Adcorp’s index of informal sector employment rose 1,2%, representing the 11th consecutive monthly improvement.

An in-depth Adcorp analysis of temporary employment in South Africa finds that the number of temporary jobs totals 3,93 million, or 30,2% of the national workforce.

Ironically,” observes Adcorp labour economist Loane Sharp, “current tightening of South African labour laws will have unintended consequence of expanding, rather than reducing, the role of temporary and agency workers in South Africa.”

He says that the most striking characteristic of the South Africa workforce over the past decade is its increasing temporary nature.
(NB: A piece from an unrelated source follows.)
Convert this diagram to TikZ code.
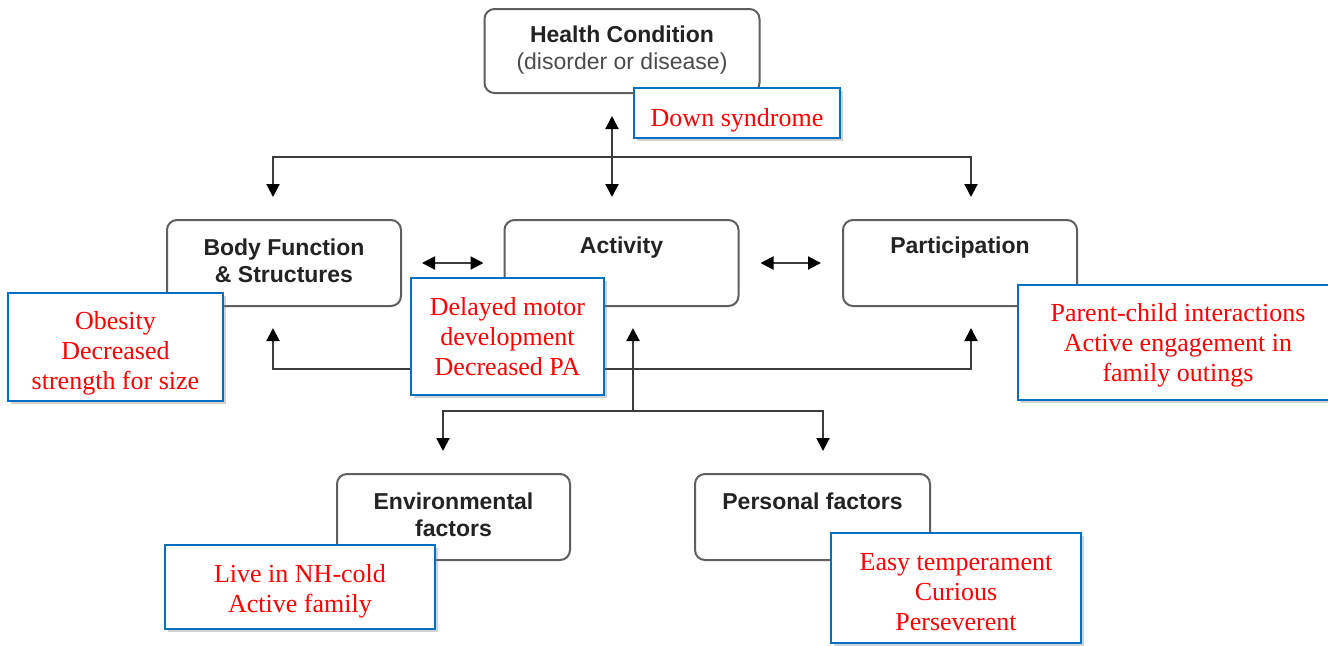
\documentclass[tikz,border=0pt]{standalone}
\usepackage{fontspec}
\setmainfont{Liberation Serif}
\newfontfamily\arialfont{Liberation Sans}
\usepackage{tikz}
\usetikzlibrary{arrows.meta, positioning, shadows, calc}
\definecolor{icfgray}{RGB}{95,95,95}
\definecolor{icfline}{RGB}{60,60,60}
\definecolor{icftext}{RGB}{35,35,35}
\definecolor{icfsub}{RGB}{75,75,75}
\definecolor{icfblue}{RGB}{0,112,192}
\definecolor{icfred}{RGB}{255,0,0}

\begin{document}
\begin{tikzpicture}[
    x=0.5pt, y=-0.5pt,    % one unit = one pixel of the layout
    gbox/.style={rectangle, rounded corners=5pt, draw=icfgray, line width=1pt, fill=white,
                 minimum width=117pt, minimum height=43pt},
    gtext/.style={font=\arialfont\bfseries\fontsize{11.5}{13.5}\selectfont, text=icftext,
                  align=center, inner sep=0pt},
    note/.style={rectangle, draw=icfblue, line width=1.3pt, fill=white, text=icfred,
                 align=center, font=\fontsize{13}{15}\selectfont, inner ysep=0pt,
                 drop shadow={shadow xshift=1.5pt, shadow yshift=-1.5pt, opacity=0.35}},
    link/.style={draw=icfline, line width=1pt},
    arrow/.style={link, -{Triangle[length=6.5pt,width=6.5pt,color=black]}},
    dblarrow/.style={link, {Triangle[length=6.5pt,width=6.5pt,color=black]}-{Triangle[length=6.5pt,width=6.5pt,color=black]}}
]

\path[use as bounding box, fill=white] (0,0) rectangle (1328,645);

\node[gbox, minimum width=137.5pt, minimum height=42pt] (hc) at (622,51) {};
\node[gbox] (bfs) at (284,263) {};
\node[gbox] (act) at (621.5,263) {};
\node[gbox] (par) at (960,263) {};
\node[gbox, minimum width=116.5pt] (env) at (453.5,517) {};
\node[gbox, minimum width=117.5pt] (pf) at (812.5,517) {};

\node[gtext] (hc-txt) at (622,50) {Health Condition\\{\mdseries\color{icfsub}(disorder or disease)}};
\node[gtext] (bfs-txt) at (284,261) {Body Function\\\& Structures};
\node[gtext] (act-txt) at (621.5,248) {Activity};
\node[gtext] (par-txt) at (960,248) {Participation};
\node[gtext] (env-txt) at (453.5,515) {Environmental\\factors};
\node[gtext] (pf-txt) at (812.5,501) {Personal factors};

\coordinate (hub-top) at (612,157);
\coordinate (hub-mid) at (633,369);
\coordinate (hub-low) at (633,411);

\draw[dblarrow, shorten <=11pt, shorten >=11pt] (hc.south -| hub-top) -- (act.north -| hub-top);
\draw[arrow, shorten >=11pt] (hub-top) -| ([xshift=-5.5pt]bfs.north);
\draw[arrow, shorten >=11pt] (hub-top) -| ([xshift=5.5pt]par.north);

\draw[dblarrow, shorten <=10pt, shorten >=10pt] (bfs.east |- 0,263) -- (act.west |- 0,263);
\draw[dblarrow, shorten <=10.5pt, shorten >=10.5pt] (act.east) -- (par.west);

\draw[arrow, shorten >=10.5pt] (hub-mid) -| ([xshift=-5.5pt]bfs.south);
\draw[arrow, shorten >=10.5pt] (hub-mid) -| ([xshift=5.5pt]par.south);
\draw[arrow, shorten >=10.5pt] (hub-low) -- (act.south -| hub-low);
\draw[arrow, shorten >=11pt] (hub-low) -| ([xshift=-5.25pt]env.north);
\draw[arrow, shorten >=11pt] (hub-low) -| ([xshift=5.25pt]pf.north);

\node[note, minimum width=103pt, minimum height=25pt, text height=16.5pt] (ds) at (737,113) {Down syndrome};
\node[note, minimum width=107.5pt, minimum height=54pt, text height=45.5pt] (obs) at (115.5,347) {Obesity\\Decreased\\strength for size};
\node[note, minimum width=96.5pt, minimum height=58.5pt] (dmd) at (507.5,336.5) {Delayed motor\\development\\Decreased PA};
\node[note, minimum width=160pt, minimum height=57.5pt, text height=42pt] (pci) at (1178,342.5) {Parent-child interactions\\Active engagement in\\family outings};
\node[note, minimum width=135pt, minimum height=42pt, text height=28pt] (nh) at (300,587) {Live in NH-cold\\Active family};
\node[note, minimum width=125pt, minimum height=55pt, text height=42.5pt] (et) at (956,588) {Easy temperament\\Curious\\Perseverent};

\end{tikzpicture}
\end{document}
Indeed, since 2000, permanent employment has fallen from 11 million to 9,1 million workers – a decline of 1,9 million, or 18,7% of the workforce. Sharp points out that permanent employment has barely recovered from the global financial crisis.

For example, since the 2009 recession, permanent employment has increased by just 2%, whereas over the same period total employment – comprising permanent and temporary workers – has increased by 12,2%. In marked contrast, there are now 3,9 million temporary workers in South Africa accounting for 30,2% of total employment.”
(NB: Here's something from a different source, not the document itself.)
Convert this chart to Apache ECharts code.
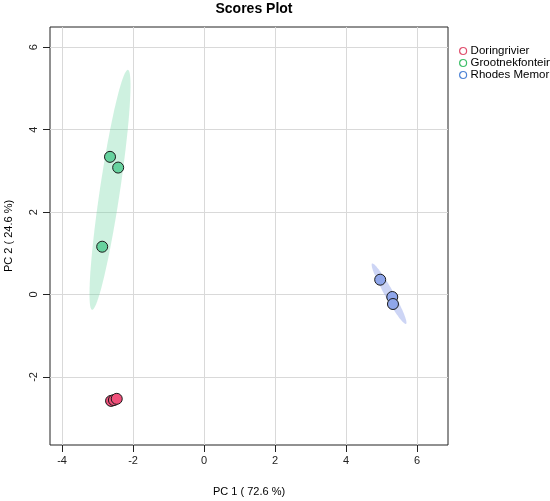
<!DOCTYPE html>
<html>
<head>
<meta charset="utf-8">
<script src="https://cdn.jsdelivr.net/npm/echarts@6/dist/echarts.min.js"></script>
<style>
  html, body { margin: 0; padding: 0; background: #fff; }
  #chart { width: 550px; height: 501px; }
</style>
</head>
<body>
<div id="chart"></div>
<script>
// groups
const groupNames = ['Doringrivier', 'Grootnekfontein', 'Rhodes Memorial'];

// PCA scores (PC1, PC2) per group
const doringPC1 = [-2.62, -2.54, -2.46];
const doringPC2 = [-2.58, -2.56, -2.53];
const grootPC1 = [-2.65, -2.42, -2.87];
const grootPC2 = [3.34, 3.08, 1.16];
const rhodesPC1 = [4.96, 5.30, 5.32];
const rhodesPC2 = [0.36, -0.06, -0.23];

// 95% confidence ellipses: centre, half major axis vector, half minor axis vector
const ellipseCx = [-2.54, -2.65, 5.21];
const ellipseCy = [-2.56, 2.54, 0.02];
const ellipseMajX = [0.12, 0.505, 0.48];
const ellipseMajY = [0.03, 2.91, -0.73];
const ellipseMinX = [0.01, 0.28, 0.1];
const ellipseMinY = [-0.04, -0.036, 0.066];

// tick labels
const xTicks = [-4, -2, 0, 2, 4, 6];
const yTicks = [-2, 0, 2, 4, 6];

const pointFill = ['#f0507a', '#66d29e', '#8fa6ea'];
const ellipseFill = ['rgba(240,80,122,0.2)', 'rgba(102,210,158,0.32)', 'rgba(130,150,230,0.4)'];
const legendColor = ['#e0506e', '#3fbf6a', '#4f84d6'];

const chart = echarts.init(document.getElementById('chart'));

const zip = (xs, ys) => xs.map((x, i) => [x, ys[i]]);
const scores = [zip(doringPC1, doringPC2), zip(grootPC1, grootPC2), zip(rhodesPC1, rhodesPC2)];

const ellipseData = ellipseCx.map((cx, i) => [cx, ellipseCy[i], ellipseMajX[i], ellipseMajY[i], ellipseMinX[i], ellipseMinY[i], i]);

const font = 'Liberation Sans, Arial, sans-serif';

const option = {
  animation: false,
  backgroundColor: '#fff',
  textStyle: { fontFamily: font },
  title: {
    text: 'Scores Plot',
    left: 249,
    textAlign: 'center',
    top: -3,
    textStyle: { fontSize: 14, fontWeight: 'bold', color: '#000', fontFamily: font }
  },
  legend: {
    orient: 'vertical',
    left: 454,
    top: 40,
    itemWidth: 7,
    itemHeight: 7,
    itemGap: 0,
    icon: 'circle',
    textStyle: { fontSize: 11.5, color: '#000', lineHeight: 12, height: 12, padding: [0, 0, 0, -1] },
    data: groupNames.map((n, i) => ({
      name: n,
      itemStyle: { color: 'transparent', borderColor: legendColor[i], borderWidth: 1.2 }
    }))
  },
  grid: {
    left: 50, right: 102, top: 27, bottom: 56,
    outerBoundsMode: 'none',
    containLabel: false,
    show: true, borderColor: '#222', borderWidth: 1
  },
  xAxis: {
    type: 'value',
    min: -4.34,
    max: 6.87,
    name: 'PC 1 ( 72.6 %)',
    nameLocation: 'middle',
    nameGap: 41,
    nameTextStyle: { fontSize: 11, color: '#000' },
    axisLine: { show: false, onZero: false },
    axisTick: { show: true, customValues: xTicks, length: 7, lineStyle: { color: '#222' } },
    axisLabel: { customValues: xTicks, fontSize: 11, color: '#222', margin: 10 },
    splitLine: { show: true, customValues: xTicks, lineStyle: { color: '#d9d9d9' } }
  },
  yAxis: {
    type: 'value',
    min: -3.65,
    max: 6.49,
    name: 'PC 2 ( 24.6 %)',
    nameLocation: 'middle',
    nameGap: 36,
    nameTextStyle: { fontSize: 11, color: '#000' },
    axisLine: { show: false, onZero: false },
    axisTick: { show: true, customValues: yTicks, length: 7, lineStyle: { color: '#222' } },
    axisLabel: { customValues: yTicks, fontSize: 11, color: '#222', rotate: 90, margin: 11 },
    splitLine: { show: true, customValues: yTicks, lineStyle: { color: '#d9d9d9' } }
  },
  series: [
    {
      type: 'custom',
      silent: true,
      z: 1,
      data: ellipseData,
      renderItem: (params, api) => {
        const cx = api.value(0), cy = api.value(1);
        const ax = api.value(2), ay = api.value(3);
        const bx = api.value(4), by = api.value(5);
        const g = api.value(6);
        const pts = [];
        for (let k = 0; k < 96; k++) {
          const t = (k / 96) * Math.PI * 2;
          pts.push(api.coord([
            cx + Math.cos(t) * ax + Math.sin(t) * bx,
            cy + Math.cos(t) * ay + Math.sin(t) * by
          ]));
        }
        return {
          type: 'polygon',
          shape: { points: pts },
          style: { fill: ellipseFill[g], stroke: null }
        };
      }
    }
  ].concat(groupNames.map((n, i) => ({
    name: n,
    type: 'scatter',
    z: 3,
    symbol: 'circle',
    symbolSize: 11,
    data: scores[i],
    itemStyle: { color: pointFill[i], borderColor: '#1a1a1a', borderWidth: 1, opacity: 1 }
  })))
};

chart.setOption(option);
</script>
</body>
</html>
Since 2000, the number of temporary workers has increased by 2,6 million workers or 187,5%, with the ratio of temporary to permanent workers having increased from 1 : 0.12 to 1 : 0.43 over the past decade.

Included in the temporary category is agency work (so-called “labour broker” workers), numbering 1 million – 25,5% of all temporary workers and 7,7% of the total national workforce.
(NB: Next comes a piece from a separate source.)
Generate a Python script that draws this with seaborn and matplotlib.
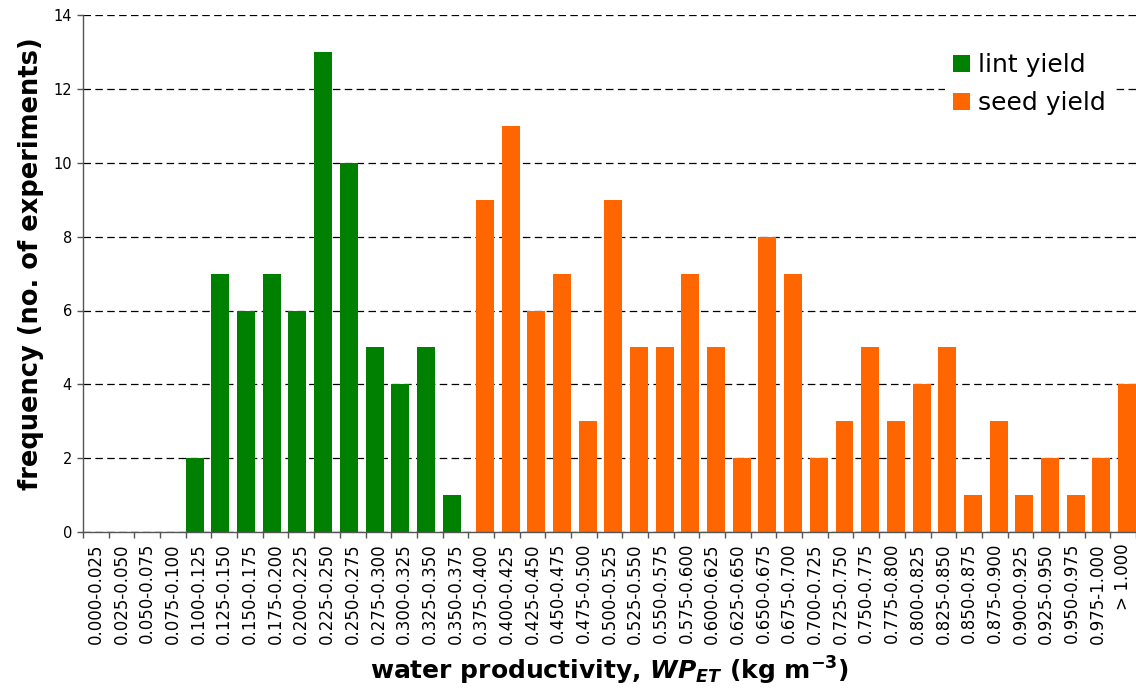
import numpy as np
import matplotlib
matplotlib.use("Agg")
import matplotlib.pyplot as plt
import seaborn as sns

sns.set_theme(style="white")
plt.rcParams["font.family"] = ["DejaVu Sans"]
plt.rcParams["mathtext.fontset"] = "dejavusans"
plt.rcParams["text.color"] = "black"
plt.rcParams["axes.labelcolor"] = "black"
plt.rcParams["xtick.color"] = "black"
plt.rcParams["ytick.color"] = "black"

# bins of water productivity (kg m-3)
bins = [
    "0.000-0.025", "0.025-0.050", "0.050-0.075", "0.075-0.100", "0.100-0.125",
    "0.125-0.150", "0.150-0.175", "0.175-0.200", "0.200-0.225", "0.225-0.250",
    "0.250-0.275", "0.275-0.300", "0.300-0.325", "0.325-0.350", "0.350-0.375",
    "0.375-0.400", "0.400-0.425", "0.425-0.450", "0.450-0.475", "0.475-0.500",
    "0.500-0.525", "0.525-0.550", "0.550-0.575", "0.575-0.600", "0.600-0.625",
    "0.625-0.650", "0.650-0.675", "0.675-0.700", "0.700-0.725", "0.725-0.750",
    "0.750-0.775", "0.775-0.800", "0.800-0.825", "0.825-0.850", "0.850-0.875",
    "0.875-0.900", "0.900-0.925", "0.925-0.950", "0.950-0.975", "0.975-1.000",
    "> 1.000",
]

lint_yield = [0, 0, 0, 0, 2, 7, 6, 7, 6, 13, 10, 5, 4, 5, 1] + [0] * 26
seed_yield = [0] * 15 + [9, 11, 6, 7, 3, 9, 5, 5, 7, 5, 2, 8, 7, 2, 3, 5, 3,
                         4, 5, 1, 3, 1, 2, 1, 2, 4]

GREEN = "#008000"
ORANGE = "#FF6600"

fig = plt.figure(figsize=(11.36, 6.90), dpi=100)
ax = fig.add_axes([0.0731, 0.229, 0.9269, 0.749])

# grid behind bars
ax.set_axisbelow(True)
ax.yaxis.grid(True, color="black", linestyle=(0, (6, 3.5)), linewidth=0.9)

sns.barplot(x=bins, y=lint_yield, color=GREEN, saturation=1, width=0.7,
            linewidth=0, ax=ax, label="lint yield")
sns.barplot(x=bins, y=seed_yield, color=ORANGE, saturation=1, width=0.7,
            linewidth=0, ax=ax, label="seed yield")

# Excel-style cluster offset: lint slightly left, seed slightly right
for bar in ax.containers[0]:
    bar.set_x(bar.get_x() - 0.15)
for bar in ax.containers[1]:
    bar.set_x(bar.get_x() + 0.15)

ax.set_xlim(-0.5, len(bins) - 0.5)
ax.set_ylim(0, 14)
ax.set_yticks(np.arange(0, 15, 2))

ax.set_xticks(range(len(bins)))
ax.set_xticklabels(bins, rotation=90, fontsize=12)
ax.set_xticks(np.arange(-0.5, len(bins)), minor=True)
ax.tick_params(axis="x", which="major", length=0, pad=8)
ax.tick_params(axis="x", which="minor", length=4, width=1, color="#555555",
               direction="out", bottom=True)
ax.tick_params(axis="y", length=4, width=1, color="#555555", direction="out",
               left=True, labelsize=10.5, pad=4)

for side in ["top", "right"]:
    ax.spines[side].set_visible(False)
for side in ["left", "bottom"]:
    ax.spines[side].set_color("#555555")
    ax.spines[side].set_linewidth(1)

ax.set_ylabel("frequency (no. of experiments)", fontsize=18.5,
              fontweight="bold")
ax.yaxis.set_label_coords(-0.037, 0.52)
ax.set_xlabel(r"water productivity, $\mathbfit{WP}_{\mathbfit{ET}}$ (kg m$^{\mathbf{-3}}$)",
              fontsize=18, fontweight="bold", labelpad=8)

leg = ax.legend(loc="upper right", bbox_to_anchor=(0.99, 0.965), frameon=True,
                facecolor="white", edgecolor="none", framealpha=1,
                fontsize=18, handlelength=0.7, handleheight=0.7,
                handletextpad=0.3, labelspacing=0.55, borderpad=0.3)

fig.savefig("out.png", dpi=100)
Since 2000, temporary work has been growing at an annual average rate of 8,5%, permanent work at a negative annual rate of 1,3%, and agency work at a rate of 11,9% a year.

Sharp outlines the reasons for agency work growth as including:

  • globally there is a trend to outsource non-core activities, and management of production workers is increasingly being viewed as a non-core activity;

  • many a large number of companies face variable and unpredictable sales volumes, faced with which they need to add flexibility to their labour cost base by continuously re-matching business conditions with labour demand;

  • a large number of companies, especially in agriculture, retail trade, tourism and catering, face recurring cycles such as seasonality, implying no permanent need for workers;

  • many organisations, especially in construction, government infrastructure, mining, manufacturing, transport and logistics, have fixed-duration projects for which there is no permanent need for workers; and

  • modern businesses, particularly those in retail, wholesale, transport and logistics, communications, and manufacturing, no longer keep office hours, with the result that shift workers have become increasingly common.

Sharp emphasises that restrictive labour legislation has “undoubtedly” played a role in the rapid emergence of non-standard employment contracts, not only in South Africa but around the world.

He cites CIETT, the international private employment industry association, as having identified a strong positive correlation between the rigidity of local labour laws and the use of outsourced staff.

Ironically, the current round of tightening of South African labour laws – initially affecting only ‘labour brokers’, but now also affecting labour relations, basic conditions of employment, employment equity, and government-operated recruitment agencies – might have the unintended consequence of expanding, rather than reducing, the role of temporary and agency work in South Africa.”